Elkhorn South head coach Guy Rosenberg first saw Bryant play during a summer workout before Bryant’s freshman season. Rosenberg used Bryant as the rabbit in pursuit drills, but nobody could catch him.
In short order, Bryant moved up to work out with the varsity group. It took less than half of a summer workout.
Rosenberg recounts Tom Mueller, a coach on the freshman team, stopping the workout when Bryant was promoted. “There he goes, fellas. There goes your meal ticket. No more standing around waiting for Moses to make the play.”
Bryant never again played anything but varsity football.
Almost instantly, the Omaha metro knew the name Moses Bryant. His freshman season was outstanding, as Bryan went more than 150 yards rushing in each of the last six contests of 2014. He finished with 1186 yards and 17 touchdowns on the ground, averaging 9.1 yards per carry.
— World-Herald Photo (@OWHpictures) September 2, 2017
Attention came fast from far and wide. It was something Bryant was unsure of how to handle at first.
“I’ve always been a really quiet kid,” Bryant said. “I learned a lot from the coaches, too, on just how to handle myself when it comes my way.”
His coaches and parents urged him to remain humble and keep working hard. It’s something Rosenberg feels he’s most proud of Bryant for achieving.
“I’m a big believer that anybody can handle adversity. But if you really want to test someone’s character, let them have success, particularly at a young age,” Rosenberg said. “He does things the right way and is always looking to get better.”
“He does things the right way and is always looking to get better.”
As for that rumor, it’s unequivocally false. There would have been no way for Bryant to be adopted and moved into the United States if the paperwork, namely his birth certificate, wasn’t in order.
“In sixth grade, they were saying I was 18,” Bryant said. “Now they’re saying I’m 27, 28? Half those people just need to meet me and know who I am instead of just making up things.”
For Rosenberg, it’s even simpler. People aren’t used to seeing an athlete of Bryant’s caliber.
“That’s what a Division I football player looks like,” Rosenberg said. “They’re going to dominate.”
For Bryant, the domination of Class B football was only getting started.
As a sophomore, Bryant posted another 1181-yard rushing season with 17 rushing touchdowns, numbers nearly identical to his breakout freshman campaign. The Storm won the school’s first-ever state championship.

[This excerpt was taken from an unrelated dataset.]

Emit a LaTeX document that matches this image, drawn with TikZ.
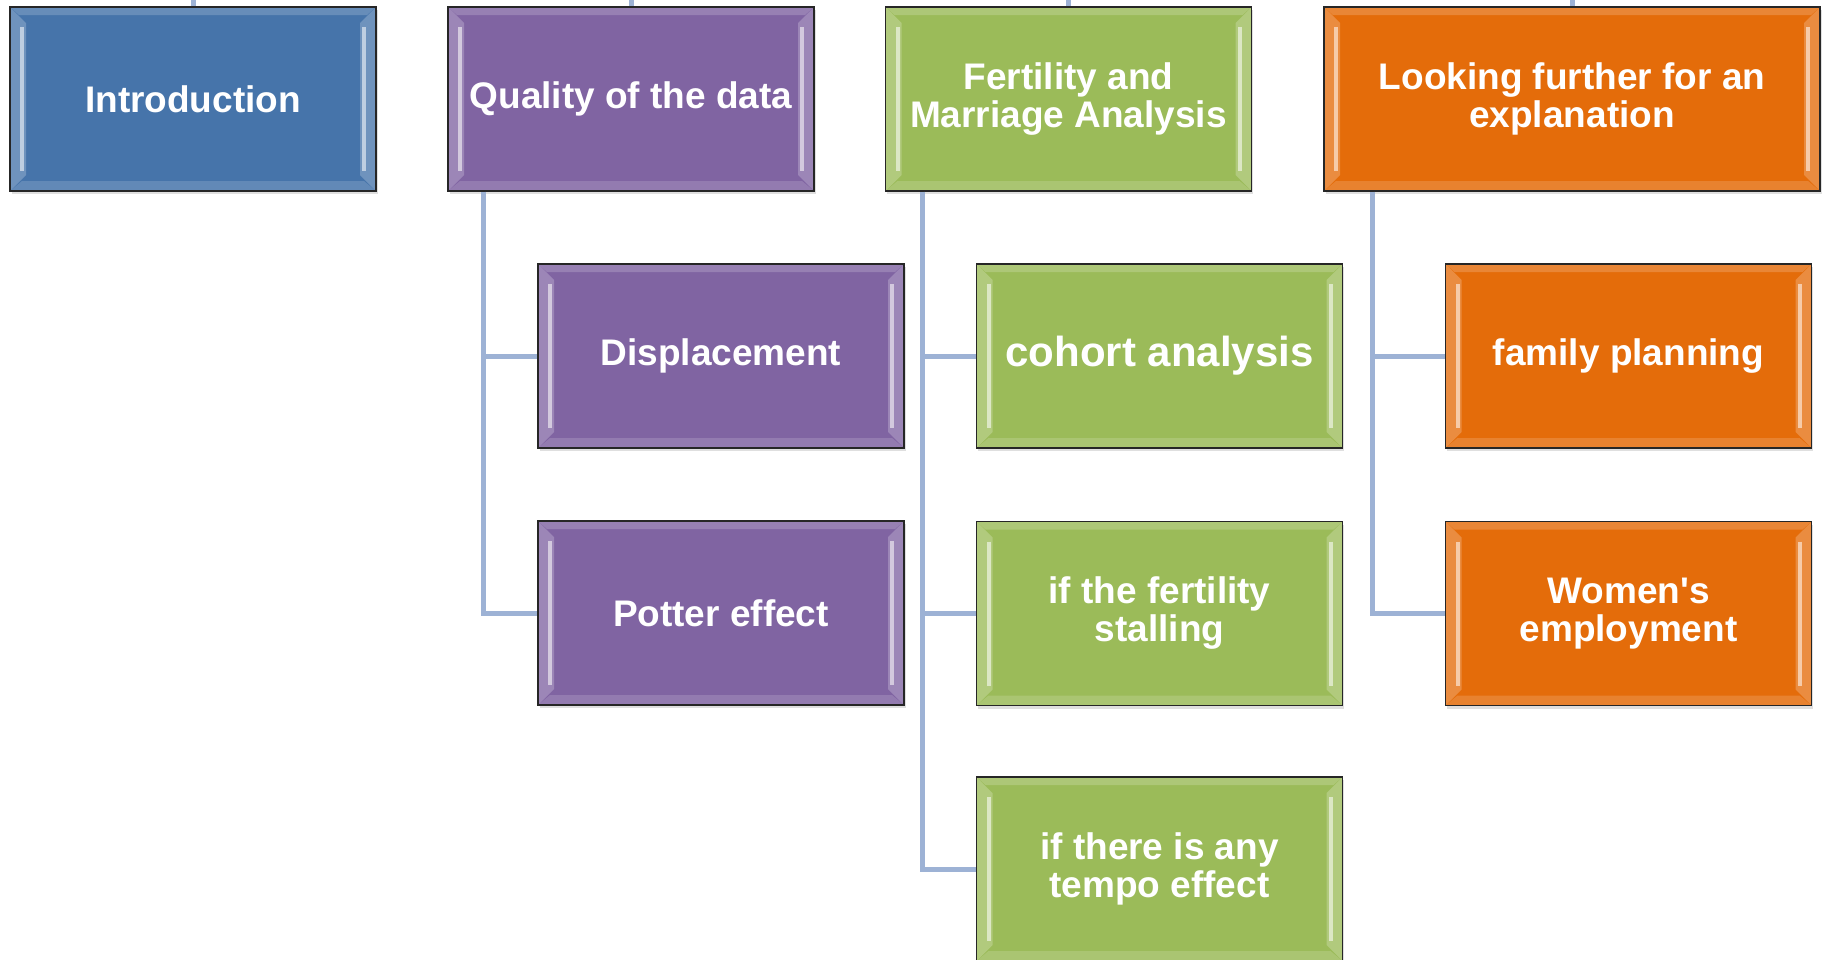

What followed the next season took Bryant’s legend into the record books.
As a junior, Bryant scored 43 total touchdowns to set a new Class B record. His 37 scores on the ground tied the mark set by Brendan Holbein in 1991. Holbein went on to play four years at Nebraska, winning two national championships.
Bryant’s 2016 yardage total, while not eye-popping at 1688, becomes incredible with context. Bryant carried the ball only 204 times, never carrying more than 23 times in a game. At 8.3 yards per carry, he was almost good for a first down every time he touched the ball.
Now in his senior season, Bryant has set the Class B record for career touchdowns. As of this posting, he’s crossed the goal line 94 times. It’s possible that Bryant could run down another Omaha legend: Calvin Strong. Strong scored 104 touchdowns in his career to set the all-class record. If Bryant maintains his career average of 2.35 touchdowns per game, he would have 101 touchdowns heading into the state playoffs.
Not bad for a 27-year-old.
Even better for a kid from an orphanage in Sierra Leone.